Dec 24 (Japan Times) - Electronics makers are revising pay scales to attract competent engineers, including by throwing salaries of more than ¥10 million per year at recruits fresh out of college.

The shift is being spurred by intensifying global competition for top information technology engineers and the race to develop artificial intelligence.

NEC Corp. introduced a new personnel system in October that hiked base salaries and removed the cap on Japan’s semiannual bonuses. First-year employees can earn more than ¥10 million a year straight out of school if they wrote highly rated research papers while in university.

Fujitsu Ltd. will introduce a system by the end of the business year to March that gives preferential treatment to employees of any age who have advanced expertise mainly in AI, including salaries that pay several tens of millions of yen even to new graduates. It will also adopt a new mechanism to compensate employees purely on the basis of their work assignments and roles without regard to seniority, beginning with managers.
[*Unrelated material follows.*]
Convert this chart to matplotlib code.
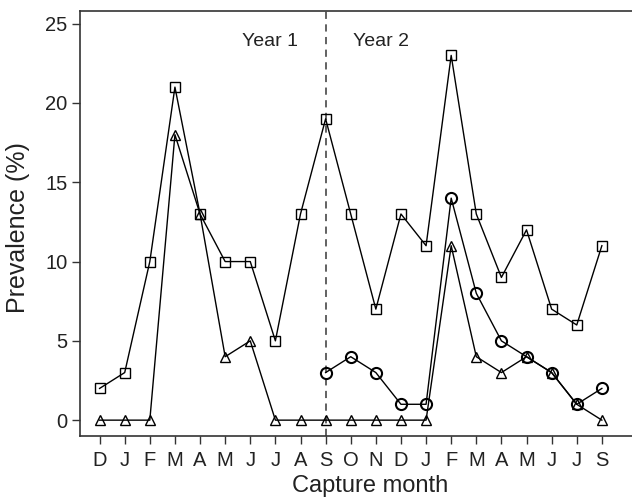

The reforms are being pushed by Fujitsu President Takahito Tokita, who took the helm in June. During his assignment in London for two years, Tokita strongly felt the need to adopt a merit-based pay system.

The reforms will “increase opportunities to recruit diverse human resources,” he said.

Among its rivals, Sony Corp. has raised basic annual pay to as high as ¥7.3 million, effective in July, for new employees with advanced skills in AI and other fields.

Competition for talented engineers is growing across the world.